(The problem) Drop the pictures, then extract the listing word for word.
---- Collected data
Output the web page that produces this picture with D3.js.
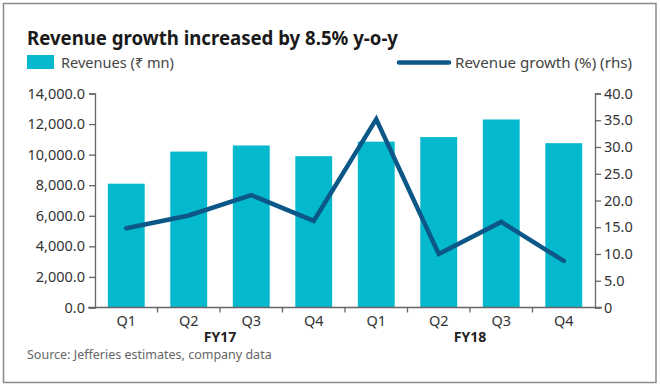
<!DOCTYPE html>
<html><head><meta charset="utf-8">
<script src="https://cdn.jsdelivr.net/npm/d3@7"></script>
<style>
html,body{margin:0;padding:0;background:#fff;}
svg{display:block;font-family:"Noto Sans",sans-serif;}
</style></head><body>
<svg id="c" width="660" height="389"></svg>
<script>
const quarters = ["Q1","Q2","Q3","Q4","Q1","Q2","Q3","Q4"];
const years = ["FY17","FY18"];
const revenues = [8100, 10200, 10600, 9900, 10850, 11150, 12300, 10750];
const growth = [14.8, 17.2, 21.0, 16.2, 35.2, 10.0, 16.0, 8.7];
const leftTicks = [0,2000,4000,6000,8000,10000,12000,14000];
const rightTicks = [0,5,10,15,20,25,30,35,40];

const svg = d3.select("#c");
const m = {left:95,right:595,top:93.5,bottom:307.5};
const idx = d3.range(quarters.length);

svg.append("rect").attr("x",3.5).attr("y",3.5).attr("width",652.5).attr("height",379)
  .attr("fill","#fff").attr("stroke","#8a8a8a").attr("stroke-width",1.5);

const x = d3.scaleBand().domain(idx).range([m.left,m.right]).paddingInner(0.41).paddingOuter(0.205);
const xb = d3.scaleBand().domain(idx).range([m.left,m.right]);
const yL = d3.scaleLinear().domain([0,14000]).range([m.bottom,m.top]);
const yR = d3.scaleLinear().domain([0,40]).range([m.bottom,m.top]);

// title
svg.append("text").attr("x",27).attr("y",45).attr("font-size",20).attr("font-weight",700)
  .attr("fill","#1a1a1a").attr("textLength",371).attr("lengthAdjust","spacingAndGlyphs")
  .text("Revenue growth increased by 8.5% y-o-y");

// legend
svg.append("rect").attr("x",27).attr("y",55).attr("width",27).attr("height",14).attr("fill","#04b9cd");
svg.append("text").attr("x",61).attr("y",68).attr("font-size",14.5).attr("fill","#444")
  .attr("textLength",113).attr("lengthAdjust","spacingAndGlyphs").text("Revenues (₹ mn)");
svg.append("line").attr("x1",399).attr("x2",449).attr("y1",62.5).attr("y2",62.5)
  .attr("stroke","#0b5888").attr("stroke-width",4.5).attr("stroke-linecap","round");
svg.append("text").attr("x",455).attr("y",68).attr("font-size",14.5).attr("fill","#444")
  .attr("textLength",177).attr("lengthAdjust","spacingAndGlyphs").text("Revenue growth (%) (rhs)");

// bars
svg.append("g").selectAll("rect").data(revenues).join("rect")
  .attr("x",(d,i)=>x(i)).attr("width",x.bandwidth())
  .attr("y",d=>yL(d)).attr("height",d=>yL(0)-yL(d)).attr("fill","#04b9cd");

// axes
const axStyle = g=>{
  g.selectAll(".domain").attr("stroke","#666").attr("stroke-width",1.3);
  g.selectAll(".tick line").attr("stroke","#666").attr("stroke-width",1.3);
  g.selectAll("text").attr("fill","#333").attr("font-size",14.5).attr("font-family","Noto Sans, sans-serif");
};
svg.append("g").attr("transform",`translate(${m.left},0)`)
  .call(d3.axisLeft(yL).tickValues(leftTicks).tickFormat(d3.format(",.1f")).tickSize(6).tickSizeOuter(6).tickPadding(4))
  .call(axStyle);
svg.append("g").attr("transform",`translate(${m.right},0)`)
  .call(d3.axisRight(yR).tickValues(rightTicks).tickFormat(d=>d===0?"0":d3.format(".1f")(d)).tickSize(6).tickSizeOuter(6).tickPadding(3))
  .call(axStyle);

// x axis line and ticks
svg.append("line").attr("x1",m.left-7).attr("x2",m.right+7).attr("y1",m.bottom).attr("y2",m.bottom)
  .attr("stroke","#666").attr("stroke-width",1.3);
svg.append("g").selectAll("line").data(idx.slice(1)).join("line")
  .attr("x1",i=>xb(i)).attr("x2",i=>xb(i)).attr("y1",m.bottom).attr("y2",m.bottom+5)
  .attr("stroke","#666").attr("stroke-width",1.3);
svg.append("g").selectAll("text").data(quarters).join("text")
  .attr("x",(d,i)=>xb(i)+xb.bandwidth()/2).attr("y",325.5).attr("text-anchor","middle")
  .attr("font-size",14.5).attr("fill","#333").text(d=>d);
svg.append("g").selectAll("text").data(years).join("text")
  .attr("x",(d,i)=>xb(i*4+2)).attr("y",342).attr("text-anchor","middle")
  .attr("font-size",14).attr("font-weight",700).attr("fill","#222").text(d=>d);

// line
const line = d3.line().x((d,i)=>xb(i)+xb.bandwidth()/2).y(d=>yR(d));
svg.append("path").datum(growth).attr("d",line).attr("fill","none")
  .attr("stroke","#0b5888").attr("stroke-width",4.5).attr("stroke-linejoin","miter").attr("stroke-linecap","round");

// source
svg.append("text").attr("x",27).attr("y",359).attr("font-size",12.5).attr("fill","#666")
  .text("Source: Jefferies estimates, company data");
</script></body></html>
--------
(Exercise result)
Output the web page that produces this picture with D3.js.
<!DOCTYPE html>
<html><head><meta charset="utf-8">
<script src="https://cdn.jsdelivr.net/npm/d3@7"></script>
<style>
html,body{margin:0;padding:0;background:#fff;}
svg{display:block;font-family:"Noto Sans",sans-serif;}
</style></head><body>
<svg id="c" width="660" height="389"></svg>
<script>
const quarters = ["Q1","Q2","Q3","Q4","Q1","Q2","Q3","Q4"];
const years = ["FY17","FY18"];
const revenues = [8100, 10200, 10600, 9900, 10850, 11150, 12300, 10750];
const growth = [14.8, 17.2, 21.0, 16.2, 35.2, 10.0, 16.0, 8.7];
const leftTicks = [0,2000,4000,6000,8000,10000,12000,14000];
const rightTicks = [0,5,10,15,20,25,30,35,40];

const svg = d3.select("#c");
const m = {left:95,right:595,top:93.5,bottom:307.5};
const idx = d3.range(quarters.length);

svg.append("rect").attr("x",3.5).attr("y",3.5).attr("width",652.5).attr("height",379)
  .attr("fill","#fff").attr("stroke","#8a8a8a").attr("stroke-width",1.5);

const x = d3.scaleBand().domain(idx).range([m.left,m.right]).paddingInner(0.41).paddingOuter(0.205);
const xb = d3.scaleBand().domain(idx).range([m.left,m.right]);
const yL = d3.scaleLinear().domain([0,14000]).range([m.bottom,m.top]);
const yR = d3.scaleLinear().domain([0,40]).range([m.bottom,m.top]);

// title
svg.append("text").attr("x",27).attr("y",45).attr("font-size",20).attr("font-weight",700)
  .attr("fill","#1a1a1a").attr("textLength",371).attr("lengthAdjust","spacingAndGlyphs")
  .text("Revenue growth increased by 8.5% y-o-y");

// legend
svg.append("rect").attr("x",27).attr("y",55).attr("width",27).attr("height",14).attr("fill","#04b9cd");
svg.append("text").attr("x",61).attr("y",68).attr("font-size",14.5).attr("fill","#444")
  .attr("textLength",113).attr("lengthAdjust","spacingAndGlyphs").text("Revenues (₹ mn)");
svg.append("line").attr("x1",399).attr("x2",449).attr("y1",62.5).attr("y2",62.5)
  .attr("stroke","#0b5888").attr("stroke-width",4.5).attr("stroke-linecap","round");
svg.append("text").attr("x",455).attr("y",68).attr("font-size",14.5).attr("fill","#444")
  .attr("textLength",177).attr("lengthAdjust","spacingAndGlyphs").text("Revenue growth (%) (rhs)");

// bars
svg.append("g").selectAll("rect").data(revenues).join("rect")
  .attr("x",(d,i)=>x(i)).attr("width",x.bandwidth())
  .attr("y",d=>yL(d)).attr("height",d=>yL(0)-yL(d)).attr("fill","#04b9cd");

// axes
const axStyle = g=>{
  g.selectAll(".domain").attr("stroke","#666").attr("stroke-width",1.3);
  g.selectAll(".tick line").attr("stroke","#666").attr("stroke-width",1.3);
  g.selectAll("text").attr("fill","#333").attr("font-size",14.5).attr("font-family","Noto Sans, sans-serif");
};
svg.append("g").attr("transform",`translate(${m.left},0)`)
  .call(d3.axisLeft(yL).tickValues(leftTicks).tickFormat(d3.format(",.1f")).tickSize(6).tickSizeOuter(6).tickPadding(4))
  .call(axStyle);
svg.append("g").attr("transform",`translate(${m.right},0)`)
  .call(d3.axisRight(yR).tickValues(rightTicks).tickFormat(d=>d===0?"0":d3.format(".1f")(d)).tickSize(6).tickSizeOuter(6).tickPadding(3))
  .call(axStyle);

// x axis line and ticks
svg.append("line").attr("x1",m.left-7).attr("x2",m.right+7).attr("y1",m.bottom).attr("y2",m.bottom)
  .attr("stroke","#666").attr("stroke-width",1.3);
svg.append("g").selectAll("line").data(idx.slice(1)).join("line")
  .attr("x1",i=>xb(i)).attr("x2",i=>xb(i)).attr("y1",m.bottom).attr("y2",m.bottom+5)
  .attr("stroke","#666").attr("stroke-width",1.3);
svg.append("g").selectAll("text").data(quarters).join("text")
  .attr("x",(d,i)=>xb(i)+xb.bandwidth()/2).attr("y",325.5).attr("text-anchor","middle")
  .attr("font-size",14.5).attr("fill","#333").text(d=>d);
svg.append("g").selectAll("text").data(years).join("text")
  .attr("x",(d,i)=>xb(i*4+2)).attr("y",342).attr("text-anchor","middle")
  .attr("font-size",14).attr("font-weight",700).attr("fill","#222").text(d=>d);

// line
const line = d3.line().x((d,i)=>xb(i)+xb.bandwidth()/2).y(d=>yR(d));
svg.append("path").datum(growth).attr("d",line).attr("fill","none")
  .attr("stroke","#0b5888").attr("stroke-width",4.5).attr("stroke-linejoin","miter").attr("stroke-linecap","round");

// source
svg.append("text").attr("x",27).attr("y",359).attr("font-size",12.5).attr("fill","#666")
  .text("Source: Jefferies estimates, company data");
</script></body></html>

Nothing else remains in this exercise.